In most cases, you won't need intermediary objects, since you'll just map the data source objects pretty directly to the data objects which the domain is demanding, and that mapping is pretty much direct, maybe with some extra parsing or conversions. In that case, you'll probably also notice that your repository implementation isn't even doing anything more than the data source is! For these cases, you'd be right to just skip a couple of components to cut down on code and time spent on them. But, as I mentioned in the initial Rules, you should only ever do this if you know what you're removing, and exactly what it would take to add it back.

So why bother, if we're not doing anything special in our repository? Each of these components exist for a reason. Sure, a repository can easily be added, but it will take time, and when you're in a hurry, this can lead to mistakes. Furthermore, these simplifications can uncover issues when the objects become more complex. And worst still, they leave questions without answers, which can mean that your architecture standards become decided by someone's quick and dirty bug fix, rather than careful consideration when you have the time for it.

Practical example

I once worked on a project where we decided, in order to keep things simple, we decided to merge the mappers and the DTOs (which were essentially the objects sent by our backend). This worked well initially, when our mapping between DTOs and resulting objects was one to one, and very straightforward, but things devolved quite quickly as complexity grew. Some people were moving the mapping (or parts of it) to the data source. Others, to the repository.

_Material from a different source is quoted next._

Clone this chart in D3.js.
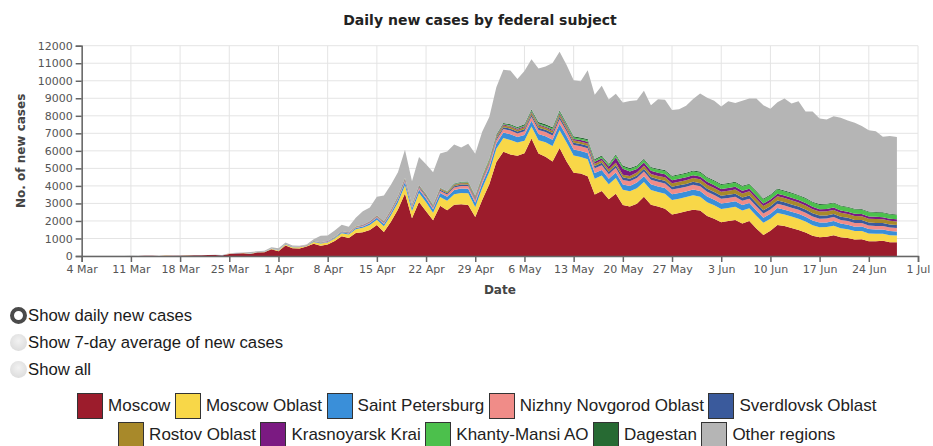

Common tasks, such as converting dates, became duplicated, and often had different implementations as people didn't find the time to talk to each other and share knowledge, or to look at other people's code, and of course this practice became worse over time as people starting copy paste each of the different implementations.

This all got a lot better when we decided to build dedicated mappers for each data source, at which point the mapping code had a very clear place, and whatever converters we needed would just be injected to it, also making them easy to find.